Eşit şartlarda seçim sınavına giren politikacılar arasında kıyaslama yapılabilir. Şayet Kemal Kılıçdaroğlu seçilirse, tarihe emsali görülmemiş bir başarı olacaktır.
Parlamenter sistem uygulanırsa, herkes rahat eder. Seksen beş milyon vatandaş huzur içinde yaşar. Yargıya, devlete güven geri gelir. Ülkenin sınırları korunur. Sığınmacıların gideceği ilk ülke Amerika, ikinci ülke İngiltere olmalıdır. Üçüncü sırada Avrupa Birliği ülkeleri gelir.
Kısacası Almanya’da oturmuş demokrasi muhaliflerin direnmeleriyle mümkün olmuştur.
Kemal Kılıçdaroğlu, bu şartlar da kazanmasa bile tarihe, gönüllere mertçe, dürüst duruşuyla girecektir. Gelecek nesillere iyi örnek olacaktır. Tüm kürede sosyal demokratlara çok önemli ders vermiştir. Türkiye’ye kazandırdığı çok sesli demokrasi ve iktidara verdiği dersle anılacaktır.

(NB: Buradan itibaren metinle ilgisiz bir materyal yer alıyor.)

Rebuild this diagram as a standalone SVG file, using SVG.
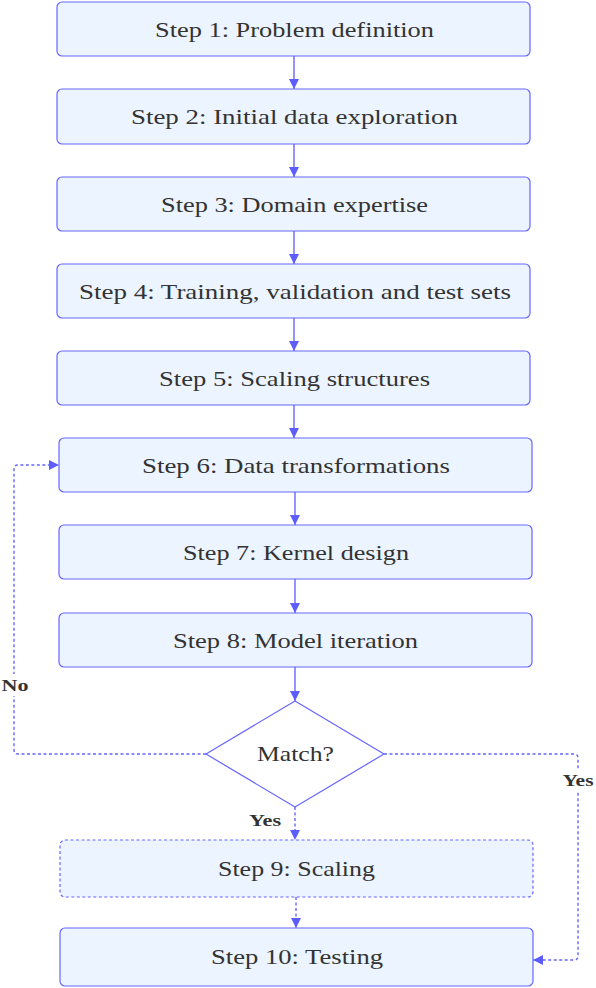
<svg xmlns="http://www.w3.org/2000/svg" width="596" height="988" viewBox="0 0 596 988">
<style>
.box{fill:#ecf4ff;stroke:#6666ff;stroke-width:1.2}
.dash{stroke-dasharray:3 2.5}
.e{fill:none;stroke:#6666ff;stroke-width:1.4}
</style>
<defs>
<marker id="ah" viewBox="0 0 10 10" refX="10" refY="5" markerWidth="10" markerHeight="10" markerUnits="userSpaceOnUse" orient="auto">
<path d="M0,0 L10,5 L0,10 z" fill="#5c5cff"/>
</marker>
</defs>
<rect width="596" height="988" fill="#fff"/>
<g id="edges">
<path class="e" d="M294,56 V89" marker-end="url(#ah)"/>
<path class="e" d="M294,144 V177" marker-end="url(#ah)"/>
<path class="e" d="M294,231 V264" marker-end="url(#ah)"/>
<path class="e" d="M294,318 V351" marker-end="url(#ah)"/>
<path class="e" d="M294,405 V438" marker-end="url(#ah)"/>
<path class="e" d="M295,492 V525" marker-end="url(#ah)"/>
<path class="e" d="M295,579 V613" marker-end="url(#ah)"/>
<path class="e" d="M295,667 V701" marker-end="url(#ah)"/>
<path class="e dash" d="M295,807 V840" marker-end="url(#ah)"/>
<path class="e dash" d="M296,897 V928" marker-end="url(#ah)"/>
<path class="e dash" d="M206,754 H18 Q14,754 14,750 V469 Q14,465 18,465 H59" marker-end="url(#ah)"/>
<path class="e dash" d="M384,754 H574 Q578,754 578,758 V956 Q578,960 574,960 H533" marker-end="url(#ah)"/>
<rect x="0" y="674" width="30" height="22" fill="#fff"/>
<rect x="560" y="769" width="36" height="22" fill="#fff"/>
<g font-family="'Liberation Serif','DejaVu Serif','Times New Roman',serif" font-size="16" font-weight="bold" fill="#333" text-anchor="middle">
<text x="15" y="691" textLength="27" lengthAdjust="spacingAndGlyphs">No</text>
<text x="578" y="786" textLength="31" lengthAdjust="spacingAndGlyphs">Yes</text>
<text x="265" y="826" textLength="32" lengthAdjust="spacingAndGlyphs">Yes</text>
</g>
</g>
<g font-family="'Liberation Serif','DejaVu Serif','Times New Roman',serif" font-size="22" fill="#333" text-anchor="middle">
<g id="n1"><rect class="box" x="57" y="2" width="473" height="54" rx="5"/><text x="294.5" y="37" textLength="279" lengthAdjust="spacingAndGlyphs">Step 1: Problem definition</text></g>
<g id="n2"><rect class="box" x="57" y="89" width="473" height="55" rx="5"/><text x="294.5" y="124" textLength="327" lengthAdjust="spacingAndGlyphs">Step 2: Initial data exploration</text></g>
<g id="n3"><rect class="box" x="57" y="177" width="473" height="54" rx="5"/><text x="294.5" y="212" textLength="267" lengthAdjust="spacingAndGlyphs">Step 3: Domain expertise</text></g>
<g id="n4"><rect class="box" x="57" y="264" width="473" height="54" rx="5"/><text x="295" y="299" textLength="432" lengthAdjust="spacingAndGlyphs">Step 4: Training, validation and test sets</text></g>
<g id="n5"><rect class="box" x="57" y="351" width="473" height="54" rx="5"/><text x="294.5" y="386" textLength="271" lengthAdjust="spacingAndGlyphs">Step 5: Scaling structures</text></g>
<g id="n6"><rect class="box" x="59" y="438" width="473" height="54" rx="5"/><text x="296" y="473" textLength="308" lengthAdjust="spacingAndGlyphs">Step 6: Data transformations</text></g>
<g id="n7"><rect class="box" x="59" y="525" width="473" height="54" rx="5"/><text x="296" y="560" textLength="226" lengthAdjust="spacingAndGlyphs">Step 7: Kernel design</text></g>
<g id="n8"><rect class="box" x="59" y="613" width="473" height="54" rx="5"/><text x="295.5" y="648" textLength="245" lengthAdjust="spacingAndGlyphs">Step 8: Model iteration</text></g>
<g id="d"><path d="M295,701 L384,754 L295,807 L206,754 Z" fill="#fff" stroke="#6666ff" stroke-width="1.2" stroke-linejoin="round"/><text x="295.5" y="761" textLength="77" lengthAdjust="spacingAndGlyphs">Match?</text></g>
<g id="n9"><rect class="box dash" x="60" y="840" width="473" height="57" rx="5"/><text x="296.5" y="876" textLength="157" lengthAdjust="spacingAndGlyphs">Step 9: Scaling</text></g>
<g id="n10"><rect class="box" x="60" y="928" width="473" height="58" rx="5"/><text x="297" y="964" textLength="172" lengthAdjust="spacingAndGlyphs">Step 10: Testing</text></g>
</g>
</svg>
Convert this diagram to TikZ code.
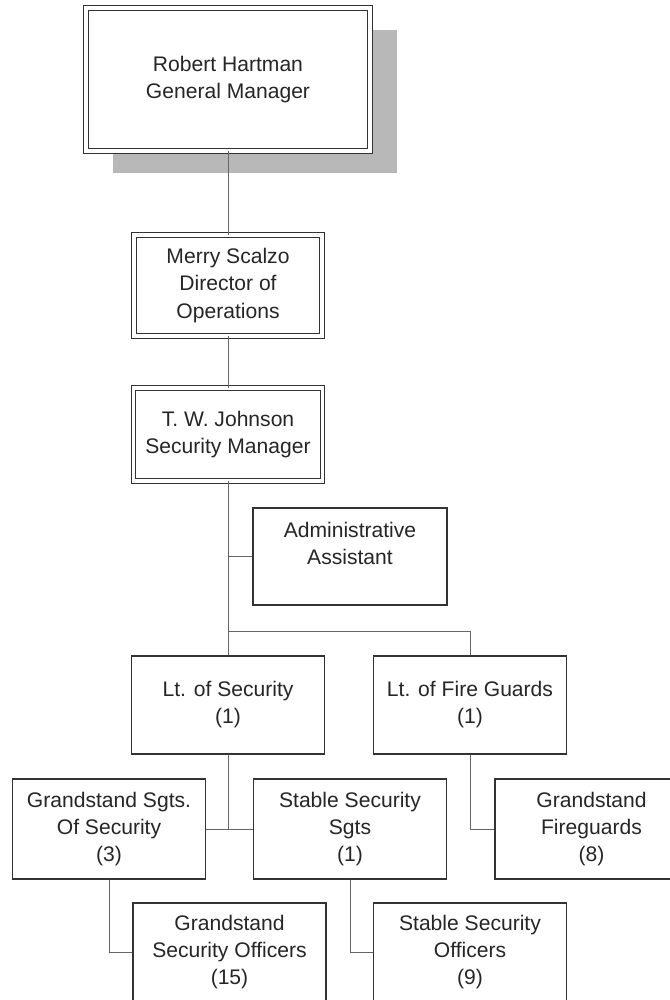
\documentclass[tikz,border=0pt]{standalone}
\usepackage{fontspec}
\setmainfont{Liberation Sans}
\usetikzlibrary{shadows}
\begin{document}
\begin{tikzpicture}[
    box/.style={rectangle,draw=black!80,line width=0.6pt,fill=white,align=center,text=black!85,
        font=\fontsize{12}{15.4}\selectfont,minimum width=3.86cm,minimum height=1.96cm},
    dbox/.style={box,double,double distance=0.07cm,line width=0.5pt},
    link/.style={draw=black!60,line width=0.5pt}
]
    \useasboundingbox (0,0) rectangle (13.4,-20);
    \clip (0,0) rectangle (13.4,-20);

    % Top of the chart
    \node[dbox,minimum width=5.68cm,minimum height=2.86cm,
          drop shadow={shadow xshift=0.54cm,shadow yshift=-0.44cm,fill=black!28,opacity=1}]
          (gm) at (4.56,-1.59) {Robert Hartman\\General Manager};
    \node[dbox,minimum width=3.76cm,minimum height=2.02cm] (dir) at (4.56,-5.71) {Merry Scalzo\\Director of\\Operations};
    \node[dbox,minimum width=3.78cm,minimum height=1.86cm] (sec) at (4.56,-8.69) {T. W. Johnson\\Security Manager};

    % Staff
    \node[box,minimum width=3.88cm,minimum height=1.94cm] (admin) at (7.0,-11.13) {Administrative\\Assistant\\~};

    % Lieutenants
    \node[box] (ltsec) at (4.56,-14.10) {Lt. of Security\\(1)};
    \node[box] (ltfire) at (9.40,-14.10) {Lt. of Fire Guards\\(1)};

    % Sergeants
    \node[box,minimum height=2.0cm] (gsgt) at (2.18,-16.58) {Grandstand Sgts.\\Of Security\\(3)};
    \node[box,minimum height=2.0cm] (ssgt) at (7.00,-16.58) {Stable Security\\Sgts\\(1)};
    \node[box,minimum height=2.0cm] (gfire) at (11.83,-16.58) {Grandstand\\Fireguards\\(8)};

    % Officers
    \node[box] (gofc) at (4.59,-19.04) {Grandstand\\Security Officers\\(15)};
    \node[box] (sofc) at (9.40,-19.04) {Stable Security\\Officers\\(9)};

    % Lines
    \coordinate (fork) at (4.56,-12.62);
    \draw[link] (gm.south) -- (dir.north);
    \draw[link] (dir.south) -- (sec.north);
    \draw[link] (sec.south) -- (ltsec.north);
    \draw[link] (admin.west) -- (admin.west -| sec.south);
    \draw[link] (fork) -| (ltfire.north);
    \draw[link] (ltsec.south) |- (gsgt.east);
    \draw[link] (ltsec.south) |- (ssgt.west);
    \draw[link] (ltfire.south) |- (gfire.west);
    \draw[link] (gsgt.south) |- (gofc.west);
    \draw[link] (ssgt.south) |- (sofc.west);
\end{tikzpicture}
\end{document}
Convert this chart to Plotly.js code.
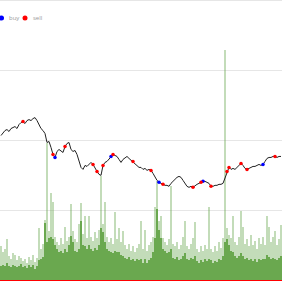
<!DOCTYPE html>
<html>
<head>
<meta charset="utf-8">
<script src="https://cdn.plot.ly/plotly-3.0.1.min.js"></script>
<style>html,body{margin:0;padding:0;background:#fff;}#chart{width:282px;height:282px;}</style>
</head>
<body>
<div id="chart"></div>
<script>
// Price series (one value per period)
var price = [122.5,124,125,125.5,124.5,126,126.5,127,126,128,129,129.5,128.5,130,130.5,130,131,131.5,130,127.5,
126,125,123.5,119,119.5,116.5,113,111.5,114.5,115.5,114.5,114,117,118.5,119,115.5,114.5,115,113,109.5,
106.5,105.5,107.5,107,108,109,108,106,104.5,103,102.5,107.5,109,109.5,110.5,112,113,112.5,112,110.5,
109,110.5,111.5,112,111,110,109.5,108.5,107.5,106.5,106.5,105.5,106,105,105.5,105,103.5,101.5,100,99,
98.5,98,97.5,97.5,97,98.5,99.5,101,101.5,102,101.5,100,98.5,97,96.5,97,96.5,97.5,98,98.5,
99,99.5,99.5,99,98.5,97,97,97.5,97.5,98,98,98.5,101.5,104.5,106.5,105.5,106,105.5,106.5,107.5,
108.5,107.5,106,105.5,106,106.5,107,107,107.5,108,107.5,108,109.5,111,111.5,111.5,112,112,111.5,112,112];

// Volume: total (light) and part (dark)
var volTotal = [0.48,0.40,0.45,0.58,0.35,0.30,0.38,0.36,0.28,0.34,0.32,0.27,0.30,0.25,0.33,0.29,0.36,0.26,0.31,0.74,
0.45,0.52,0.86,1.96,0.70,1.25,1.11,0.62,0.55,0.50,0.60,0.52,0.76,0.56,0.62,1.08,0.70,0.58,0.55,0.80,
1.10,0.66,0.91,0.60,0.92,0.62,0.56,0.68,0.60,0.72,1.48,0.80,1.11,0.62,0.55,0.60,0.52,0.97,0.58,0.75,
0.55,0.70,0.50,0.45,0.52,0.42,0.48,0.40,0.46,0.52,0.84,0.45,0.72,0.42,0.50,0.55,0.62,1.04,1.41,0.85,
0.91,0.60,0.55,0.50,0.58,1.34,0.52,0.48,0.55,0.45,0.50,0.62,0.84,0.48,0.44,0.52,0.60,0.83,0.45,0.40,
0.48,0.42,0.50,0.44,1.04,0.45,0.40,0.48,0.42,0.55,0.46,0.60,3.29,0.75,0.65,0.60,0.91,0.55,0.50,0.62,
0.98,0.76,0.52,0.58,0.48,0.65,0.50,0.56,0.45,0.60,0.52,0.62,0.50,0.91,0.76,0.55,0.62,0.70,0.50,0.58,0.78];
var volPart = [0.20,0.22,0.20,0.25,0.20,0.18,0.22,0.20,0.19,0.20,0.23,0.18,0.20,0.17,0.21,0.18,0.22,0.16,0.20,0.28,
0.30,0.33,0.82,0.55,0.60,0.62,0.58,0.50,0.45,0.40,0.42,0.38,0.45,0.40,0.50,0.63,0.55,0.42,0.40,0.45,
0.84,0.50,0.48,0.45,0.50,0.44,0.42,0.46,0.43,0.50,0.75,0.68,0.55,0.45,0.42,0.40,0.38,0.42,0.40,0.40,
0.36,0.35,0.32,0.30,0.33,0.28,0.30,0.27,0.30,0.28,0.30,0.25,0.30,0.24,0.28,0.32,0.40,0.60,1.01,0.72,
0.60,0.45,0.42,0.38,0.40,0.45,0.32,0.30,0.33,0.28,0.30,0.34,0.38,0.30,0.28,0.32,0.30,0.35,0.27,0.25,
0.28,0.26,0.30,0.27,0.30,0.28,0.25,0.27,0.26,0.30,0.28,0.35,0.55,0.58,0.50,0.42,0.40,0.35,0.32,0.35,
0.38,0.34,0.30,0.32,0.28,0.30,0.27,0.30,0.26,0.30,0.28,0.30,0.30,0.36,0.33,0.30,0.32,0.30,0.28,0.32,0.35];

// Trade signals (period indices)
var buyIdx = [27, 55, 79, 101, 131];
var sellIdx = [11, 26, 32, 46, 48, 51, 56, 66, 75, 81, 96, 100, 105, 113, 114, 120, 123, 137];

var legendLabels = ['buy', 'sell'];

var idx = price.map(function(_, i){ return i; });

var traces = [
  {type:'bar', x: idx, y: volTotal, marker:{color:'rgba(106,168,79,0.4)', line:{width:0}}, showlegend:false, hoverinfo:'skip'},
  {type:'bar', x: idx, y: volPart, marker:{color:'rgb(106,168,79)', line:{width:0}}, showlegend:false, hoverinfo:'skip'},
  {type:'scatter', mode:'lines', x: idx, y: price, yaxis:'y2', line:{color:'#222', width:1}, showlegend:false},
  {type:'scatter', mode:'markers', name: legendLabels[0], x: buyIdx, y: buyIdx.map(function(i){return price[i];}), yaxis:'y2',
   marker:{color:'#0000ff', size:3.5}, showlegend:false},
  {type:'scatter', mode:'markers', name: legendLabels[1], x: sellIdx, y: sellIdx.map(function(i){return price[i];}), yaxis:'y2',
   marker:{color:'#ff0000', size:3.5}, showlegend:false}
];

var ly = 1 - 18/280;
var layout = {
  width: 282, height: 282,
  margin: {l:0, r:0, t:0, b:2, pad:0},
  paper_bgcolor:'#fff', plot_bgcolor:'#fff',
  barmode:'overlay', bargap:0,
  showlegend:false,
  xaxis:{range:[-0.5, 140.5], showgrid:false, zeroline:false, showticklabels:false, ticks:''},
  yaxis:{range:[0,4], dtick:1, showgrid:true, gridcolor:'#e6e6e6', gridwidth:1, showticklabels:false, ticks:'',
         zeroline:true, zerolinecolor:'#ff0000', zerolinewidth:2},
  yaxis2:{range:[50,190.5], overlaying:'y', showgrid:false, zeroline:false, showticklabels:false, ticks:''},
  shapes:[
    {type:'line', xref:'paper', yref:'paper', x0:0, x1:1, y0:1, y1:1, line:{color:'#e6e6e6', width:2}},
    {type:'circle', xref:'paper', yref:'paper', x0:-1/282, x1:4/282, y0:ly-2.5/280, y1:ly+2.5/280, fillcolor:'#0000ff', line:{width:0}},
    {type:'circle', xref:'paper', yref:'paper', x0:22.5/282, x1:27.5/282, y0:ly-2.5/280, y1:ly+2.5/280, fillcolor:'#ff0000', line:{width:0}}
  ],
  annotations:[
    {xref:'paper', yref:'paper', x:7/282, y:ly, xanchor:'left', yanchor:'middle', text:legendLabels[0], showarrow:false,
     font:{family:'Open Sans, sans-serif', size:6, color:'#999'}},
    {xref:'paper', yref:'paper', x:30.5/282, y:ly, xanchor:'left', yanchor:'middle', text:legendLabels[1], showarrow:false,
     font:{family:'Open Sans, sans-serif', size:6, color:'#999'}}
  ]
};

Plotly.newPlot('chart', traces, layout, {displayModeBar:false, staticPlot:true});
</script>
</body>
</html>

Başarısı istatistikle ölçülemez, sayısal olarak seçimi kaybetse bile sosyal demokratlar ülkeye kazandırdıkları için kutlamayı ihmâl etmemelidir.
Hoşça kalın!
Not:
Bu makaleyi 28 Mayıs 2023, 2. Tur Cumhurbaşkanlığı seçiminden önce yazmıştım. Yazı düzenini bozmamak için ilave yapmıyorum.
Öğretici bir anı olarak kayda geçmesi, gelecek seçimler için önemlidir.